Provided material

--

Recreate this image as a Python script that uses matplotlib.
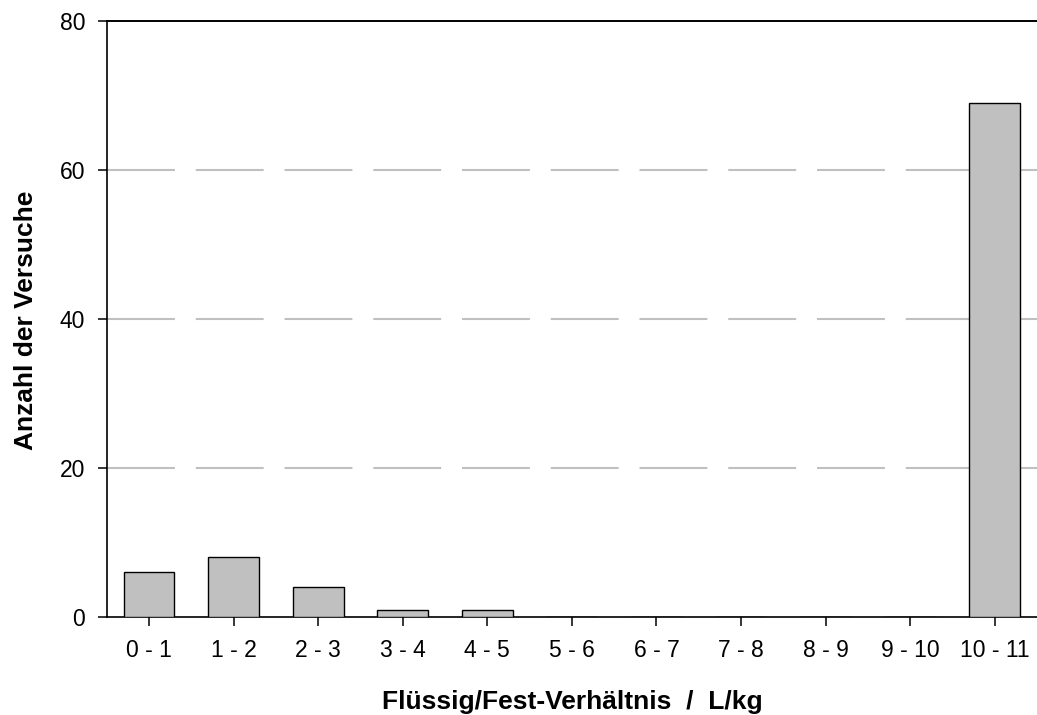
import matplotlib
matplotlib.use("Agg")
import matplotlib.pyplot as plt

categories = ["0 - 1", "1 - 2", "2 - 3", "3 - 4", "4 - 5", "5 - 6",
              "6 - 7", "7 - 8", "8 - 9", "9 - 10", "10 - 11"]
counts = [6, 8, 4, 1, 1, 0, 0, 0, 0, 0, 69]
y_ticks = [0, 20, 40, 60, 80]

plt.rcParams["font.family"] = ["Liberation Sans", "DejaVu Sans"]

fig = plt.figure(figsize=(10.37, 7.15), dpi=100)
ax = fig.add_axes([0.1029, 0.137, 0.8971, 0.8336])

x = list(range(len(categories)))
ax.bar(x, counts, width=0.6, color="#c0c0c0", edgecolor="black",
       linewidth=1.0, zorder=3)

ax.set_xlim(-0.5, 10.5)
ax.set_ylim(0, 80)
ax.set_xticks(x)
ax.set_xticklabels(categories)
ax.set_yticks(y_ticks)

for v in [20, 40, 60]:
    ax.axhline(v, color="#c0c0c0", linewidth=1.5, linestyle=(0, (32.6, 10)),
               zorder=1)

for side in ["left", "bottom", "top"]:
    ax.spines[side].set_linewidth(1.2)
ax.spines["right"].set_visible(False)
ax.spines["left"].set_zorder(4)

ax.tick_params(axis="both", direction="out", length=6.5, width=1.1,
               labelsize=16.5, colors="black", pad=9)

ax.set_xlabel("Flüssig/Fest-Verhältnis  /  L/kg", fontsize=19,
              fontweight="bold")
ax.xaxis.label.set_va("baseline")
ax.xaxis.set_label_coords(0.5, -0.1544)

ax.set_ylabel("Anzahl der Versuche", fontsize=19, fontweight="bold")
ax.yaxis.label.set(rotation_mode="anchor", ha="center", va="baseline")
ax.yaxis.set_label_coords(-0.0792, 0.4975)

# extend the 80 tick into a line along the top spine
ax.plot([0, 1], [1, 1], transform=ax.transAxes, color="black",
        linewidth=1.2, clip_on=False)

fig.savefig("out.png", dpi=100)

--

Goal
Repeat the material above word for word, please, apart from its images.

Response below
Recreate this image as a Python script that uses matplotlib.
import matplotlib
matplotlib.use("Agg")
import matplotlib.pyplot as plt

categories = ["0 - 1", "1 - 2", "2 - 3", "3 - 4", "4 - 5", "5 - 6",
              "6 - 7", "7 - 8", "8 - 9", "9 - 10", "10 - 11"]
counts = [6, 8, 4, 1, 1, 0, 0, 0, 0, 0, 69]
y_ticks = [0, 20, 40, 60, 80]

plt.rcParams["font.family"] = ["Liberation Sans", "DejaVu Sans"]

fig = plt.figure(figsize=(10.37, 7.15), dpi=100)
ax = fig.add_axes([0.1029, 0.137, 0.8971, 0.8336])

x = list(range(len(categories)))
ax.bar(x, counts, width=0.6, color="#c0c0c0", edgecolor="black",
       linewidth=1.0, zorder=3)

ax.set_xlim(-0.5, 10.5)
ax.set_ylim(0, 80)
ax.set_xticks(x)
ax.set_xticklabels(categories)
ax.set_yticks(y_ticks)

for v in [20, 40, 60]:
    ax.axhline(v, color="#c0c0c0", linewidth=1.5, linestyle=(0, (32.6, 10)),
               zorder=1)

for side in ["left", "bottom", "top"]:
    ax.spines[side].set_linewidth(1.2)
ax.spines["right"].set_visible(False)
ax.spines["left"].set_zorder(4)

ax.tick_params(axis="both", direction="out", length=6.5, width=1.1,
               labelsize=16.5, colors="black", pad=9)

ax.set_xlabel("Flüssig/Fest-Verhältnis  /  L/kg", fontsize=19,
              fontweight="bold")
ax.xaxis.label.set_va("baseline")
ax.xaxis.set_label_coords(0.5, -0.1544)

ax.set_ylabel("Anzahl der Versuche", fontsize=19, fontweight="bold")
ax.yaxis.label.set(rotation_mode="anchor", ha="center", va="baseline")
ax.yaxis.set_label_coords(-0.0792, 0.4975)

# extend the 80 tick into a line along the top spine
ax.plot([0, 1], [1, 1], transform=ax.transAxes, color="black",
        linewidth=1.2, clip_on=False)

fig.savefig("out.png", dpi=100)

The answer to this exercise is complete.